A: Okay so if this matter is tangible is it real?

Q: Well yes it is to me.  I can feel it.

A: So if you can feel it then it’s real?

Q: Yes.

A: It makes itself real because you see it and feel it? Is that what you are saying?

Q: Yes that sounds right.

A: So real to me is permanent, fixed, does this matter change in any way?

Q: Yes it changes form, feelings, senses, and age…

A: So it sounds unreal, impermanent, changing…

Q: Yes it does. Well it feels…

A: What feels?

Q: I feel.

A: Yes but how are you feeling? What are feelings?

Q: Feelings would be thoughts…

A: Okay so the thoughts seem to be changing right, so do your feelings change based on your thought about something.
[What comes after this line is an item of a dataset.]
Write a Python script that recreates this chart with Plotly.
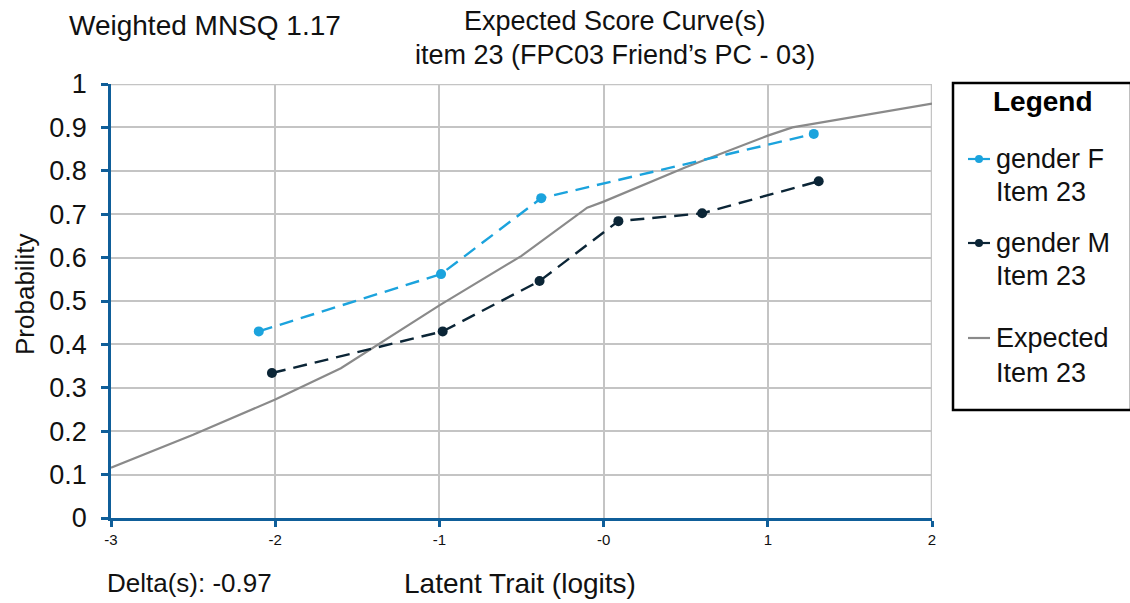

One minute you are slave to diet and the next you eat like a pig. What changed?

Q: My thought about the subject.

A: Good.

Q: So as my thoughts change, matter changes.

A: Yes. So is matter real?

Q: No. Either are these thoughts. But they appear to get my attention.

A: Not really.  You had to observe them and question them before they got your attention. Otherwise they would just keep taking action on anything and reacting to everything.

Q: Okay.

A: The only fact is what is happening now. Deal with it. Investigate it. Question it.  Be skeptical of it.  Forget about religion, organizations, politics, government, and etc question yourself, question the problem. It is work. But in order to change humanity, you must do it now.